▶ _DIRECTIONS_: Transcribe the data that follows precisely, omitting nothing.

— Start INPUT FOR THIS TASK —

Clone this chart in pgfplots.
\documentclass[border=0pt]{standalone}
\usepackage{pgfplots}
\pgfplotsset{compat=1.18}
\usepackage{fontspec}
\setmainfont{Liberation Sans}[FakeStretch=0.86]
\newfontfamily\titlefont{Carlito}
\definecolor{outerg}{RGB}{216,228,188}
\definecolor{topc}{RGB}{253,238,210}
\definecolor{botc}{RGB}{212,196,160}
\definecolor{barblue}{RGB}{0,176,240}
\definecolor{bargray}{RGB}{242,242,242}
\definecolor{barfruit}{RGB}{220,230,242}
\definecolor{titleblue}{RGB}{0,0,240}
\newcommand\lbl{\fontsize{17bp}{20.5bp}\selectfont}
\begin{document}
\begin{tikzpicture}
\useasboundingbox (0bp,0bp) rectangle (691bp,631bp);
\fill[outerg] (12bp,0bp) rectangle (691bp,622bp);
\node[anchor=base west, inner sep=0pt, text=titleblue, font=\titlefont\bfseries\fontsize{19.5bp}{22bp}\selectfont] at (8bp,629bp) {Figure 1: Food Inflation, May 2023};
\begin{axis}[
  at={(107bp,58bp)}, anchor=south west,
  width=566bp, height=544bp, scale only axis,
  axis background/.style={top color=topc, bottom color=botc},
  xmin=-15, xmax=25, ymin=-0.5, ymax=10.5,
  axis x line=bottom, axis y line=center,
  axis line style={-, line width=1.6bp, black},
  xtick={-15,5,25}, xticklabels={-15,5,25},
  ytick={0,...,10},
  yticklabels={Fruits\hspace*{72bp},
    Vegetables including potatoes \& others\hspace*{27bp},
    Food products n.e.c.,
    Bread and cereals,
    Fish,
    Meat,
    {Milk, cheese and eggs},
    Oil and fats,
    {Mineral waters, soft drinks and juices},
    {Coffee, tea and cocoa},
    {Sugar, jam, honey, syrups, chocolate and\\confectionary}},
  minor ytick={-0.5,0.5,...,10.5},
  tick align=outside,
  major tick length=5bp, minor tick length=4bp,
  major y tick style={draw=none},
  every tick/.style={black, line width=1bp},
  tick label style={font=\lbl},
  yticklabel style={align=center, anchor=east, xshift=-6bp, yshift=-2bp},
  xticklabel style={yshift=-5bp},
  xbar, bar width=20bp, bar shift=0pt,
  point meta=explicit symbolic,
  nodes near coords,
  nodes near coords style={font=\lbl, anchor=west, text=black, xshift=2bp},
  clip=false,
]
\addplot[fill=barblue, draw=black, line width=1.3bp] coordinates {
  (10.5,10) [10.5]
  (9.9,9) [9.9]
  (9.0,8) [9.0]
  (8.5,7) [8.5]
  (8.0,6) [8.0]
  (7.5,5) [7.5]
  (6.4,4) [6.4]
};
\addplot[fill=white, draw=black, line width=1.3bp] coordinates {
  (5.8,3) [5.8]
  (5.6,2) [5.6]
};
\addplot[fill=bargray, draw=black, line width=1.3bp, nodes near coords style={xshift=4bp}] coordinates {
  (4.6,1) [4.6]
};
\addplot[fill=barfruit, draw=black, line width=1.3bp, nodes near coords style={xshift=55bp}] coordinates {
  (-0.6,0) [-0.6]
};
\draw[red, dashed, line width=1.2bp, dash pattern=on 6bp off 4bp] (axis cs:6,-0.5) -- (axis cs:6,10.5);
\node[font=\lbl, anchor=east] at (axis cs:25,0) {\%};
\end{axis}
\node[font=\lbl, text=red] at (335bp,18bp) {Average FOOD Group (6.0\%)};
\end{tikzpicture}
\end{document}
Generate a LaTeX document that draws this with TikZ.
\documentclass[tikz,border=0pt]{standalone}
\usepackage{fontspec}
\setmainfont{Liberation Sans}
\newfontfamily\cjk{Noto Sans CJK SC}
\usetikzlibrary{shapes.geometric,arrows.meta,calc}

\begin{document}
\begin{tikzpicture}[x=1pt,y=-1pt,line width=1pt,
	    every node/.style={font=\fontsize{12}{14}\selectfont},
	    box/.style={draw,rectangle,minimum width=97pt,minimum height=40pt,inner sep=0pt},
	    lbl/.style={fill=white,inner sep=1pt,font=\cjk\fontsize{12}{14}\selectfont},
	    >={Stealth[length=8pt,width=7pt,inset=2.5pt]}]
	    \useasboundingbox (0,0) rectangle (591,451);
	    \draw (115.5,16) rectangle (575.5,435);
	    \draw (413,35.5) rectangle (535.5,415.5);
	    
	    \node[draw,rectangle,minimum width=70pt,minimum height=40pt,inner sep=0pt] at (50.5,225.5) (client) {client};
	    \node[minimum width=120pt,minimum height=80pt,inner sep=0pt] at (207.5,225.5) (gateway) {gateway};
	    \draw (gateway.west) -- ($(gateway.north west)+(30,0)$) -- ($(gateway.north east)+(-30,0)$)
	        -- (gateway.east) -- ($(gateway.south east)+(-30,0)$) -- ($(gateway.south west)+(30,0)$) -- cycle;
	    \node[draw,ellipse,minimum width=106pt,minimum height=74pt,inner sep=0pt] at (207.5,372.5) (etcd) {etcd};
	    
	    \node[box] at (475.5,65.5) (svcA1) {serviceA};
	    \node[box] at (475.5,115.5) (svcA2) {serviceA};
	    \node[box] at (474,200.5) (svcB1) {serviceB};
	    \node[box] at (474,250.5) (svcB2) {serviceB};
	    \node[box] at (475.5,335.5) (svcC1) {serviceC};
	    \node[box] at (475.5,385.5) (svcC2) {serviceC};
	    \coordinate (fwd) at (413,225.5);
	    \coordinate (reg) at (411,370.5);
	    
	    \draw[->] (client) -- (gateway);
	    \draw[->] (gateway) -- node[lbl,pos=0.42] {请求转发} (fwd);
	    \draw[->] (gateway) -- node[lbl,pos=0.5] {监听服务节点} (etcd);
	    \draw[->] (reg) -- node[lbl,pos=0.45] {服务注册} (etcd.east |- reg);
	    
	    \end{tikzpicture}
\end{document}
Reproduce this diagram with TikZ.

— End INPUT FOR THIS TASK —

▶ _RESPONSE TO THE EXERCISE_:
Clone this chart in pgfplots.
\documentclass[border=0pt]{standalone}
\usepackage{pgfplots}
\pgfplotsset{compat=1.18}
\usepackage{fontspec}
\setmainfont{Liberation Sans}[FakeStretch=0.86]
\newfontfamily\titlefont{Carlito}
\definecolor{outerg}{RGB}{216,228,188}
\definecolor{topc}{RGB}{253,238,210}
\definecolor{botc}{RGB}{212,196,160}
\definecolor{barblue}{RGB}{0,176,240}
\definecolor{bargray}{RGB}{242,242,242}
\definecolor{barfruit}{RGB}{220,230,242}
\definecolor{titleblue}{RGB}{0,0,240}
\newcommand\lbl{\fontsize{17bp}{20.5bp}\selectfont}
\begin{document}
\begin{tikzpicture}
\useasboundingbox (0bp,0bp) rectangle (691bp,631bp);
\fill[outerg] (12bp,0bp) rectangle (691bp,622bp);
\node[anchor=base west, inner sep=0pt, text=titleblue, font=\titlefont\bfseries\fontsize{19.5bp}{22bp}\selectfont] at (8bp,629bp) {Figure 1: Food Inflation, May 2023};
\begin{axis}[
  at={(107bp,58bp)}, anchor=south west,
  width=566bp, height=544bp, scale only axis,
  axis background/.style={top color=topc, bottom color=botc},
  xmin=-15, xmax=25, ymin=-0.5, ymax=10.5,
  axis x line=bottom, axis y line=center,
  axis line style={-, line width=1.6bp, black},
  xtick={-15,5,25}, xticklabels={-15,5,25},
  ytick={0,...,10},
  yticklabels={Fruits\hspace*{72bp},
    Vegetables including potatoes \& others\hspace*{27bp},
    Food products n.e.c.,
    Bread and cereals,
    Fish,
    Meat,
    {Milk, cheese and eggs},
    Oil and fats,
    {Mineral waters, soft drinks and juices},
    {Coffee, tea and cocoa},
    {Sugar, jam, honey, syrups, chocolate and\\confectionary}},
  minor ytick={-0.5,0.5,...,10.5},
  tick align=outside,
  major tick length=5bp, minor tick length=4bp,
  major y tick style={draw=none},
  every tick/.style={black, line width=1bp},
  tick label style={font=\lbl},
  yticklabel style={align=center, anchor=east, xshift=-6bp, yshift=-2bp},
  xticklabel style={yshift=-5bp},
  xbar, bar width=20bp, bar shift=0pt,
  point meta=explicit symbolic,
  nodes near coords,
  nodes near coords style={font=\lbl, anchor=west, text=black, xshift=2bp},
  clip=false,
]
\addplot[fill=barblue, draw=black, line width=1.3bp] coordinates {
  (10.5,10) [10.5]
  (9.9,9) [9.9]
  (9.0,8) [9.0]
  (8.5,7) [8.5]
  (8.0,6) [8.0]
  (7.5,5) [7.5]
  (6.4,4) [6.4]
};
\addplot[fill=white, draw=black, line width=1.3bp] coordinates {
  (5.8,3) [5.8]
  (5.6,2) [5.6]
};
\addplot[fill=bargray, draw=black, line width=1.3bp, nodes near coords style={xshift=4bp}] coordinates {
  (4.6,1) [4.6]
};
\addplot[fill=barfruit, draw=black, line width=1.3bp, nodes near coords style={xshift=55bp}] coordinates {
  (-0.6,0) [-0.6]
};
\draw[red, dashed, line width=1.2bp, dash pattern=on 6bp off 4bp] (axis cs:6,-0.5) -- (axis cs:6,10.5);
\node[font=\lbl, anchor=east] at (axis cs:25,0) {\%};
\end{axis}
\node[font=\lbl, text=red] at (335bp,18bp) {Average FOOD Group (6.0\%)};
\end{tikzpicture}
\end{document}
Generate a LaTeX document that draws this with TikZ.
\documentclass[tikz,border=0pt]{standalone}
\usepackage{fontspec}
\setmainfont{Liberation Sans}
\newfontfamily\cjk{Noto Sans CJK SC}
\usetikzlibrary{shapes.geometric,arrows.meta,calc}

\begin{document}
\begin{tikzpicture}[x=1pt,y=-1pt,line width=1pt,
	    every node/.style={font=\fontsize{12}{14}\selectfont},
	    box/.style={draw,rectangle,minimum width=97pt,minimum height=40pt,inner sep=0pt},
	    lbl/.style={fill=white,inner sep=1pt,font=\cjk\fontsize{12}{14}\selectfont},
	    >={Stealth[length=8pt,width=7pt,inset=2.5pt]}]
	    \useasboundingbox (0,0) rectangle (591,451);
	    \draw (115.5,16) rectangle (575.5,435);
	    \draw (413,35.5) rectangle (535.5,415.5);
	    
	    \node[draw,rectangle,minimum width=70pt,minimum height=40pt,inner sep=0pt] at (50.5,225.5) (client) {client};
	    \node[minimum width=120pt,minimum height=80pt,inner sep=0pt] at (207.5,225.5) (gateway) {gateway};
	    \draw (gateway.west) -- ($(gateway.north west)+(30,0)$) -- ($(gateway.north east)+(-30,0)$)
	        -- (gateway.east) -- ($(gateway.south east)+(-30,0)$) -- ($(gateway.south west)+(30,0)$) -- cycle;
	    \node[draw,ellipse,minimum width=106pt,minimum height=74pt,inner sep=0pt] at (207.5,372.5) (etcd) {etcd};
	    
	    \node[box] at (475.5,65.5) (svcA1) {serviceA};
	    \node[box] at (475.5,115.5) (svcA2) {serviceA};
	    \node[box] at (474,200.5) (svcB1) {serviceB};
	    \node[box] at (474,250.5) (svcB2) {serviceB};
	    \node[box] at (475.5,335.5) (svcC1) {serviceC};
	    \node[box] at (475.5,385.5) (svcC2) {serviceC};
	    \coordinate (fwd) at (413,225.5);
	    \coordinate (reg) at (411,370.5);
	    
	    \draw[->] (client) -- (gateway);
	    \draw[->] (gateway) -- node[lbl,pos=0.42] {请求转发} (fwd);
	    \draw[->] (gateway) -- node[lbl,pos=0.5] {监听服务节点} (etcd);
	    \draw[->] (reg) -- node[lbl,pos=0.45] {服务注册} (etcd.east |- reg);
	    
	    \end{tikzpicture}
\end{document}
Reproduce this diagram with TikZ.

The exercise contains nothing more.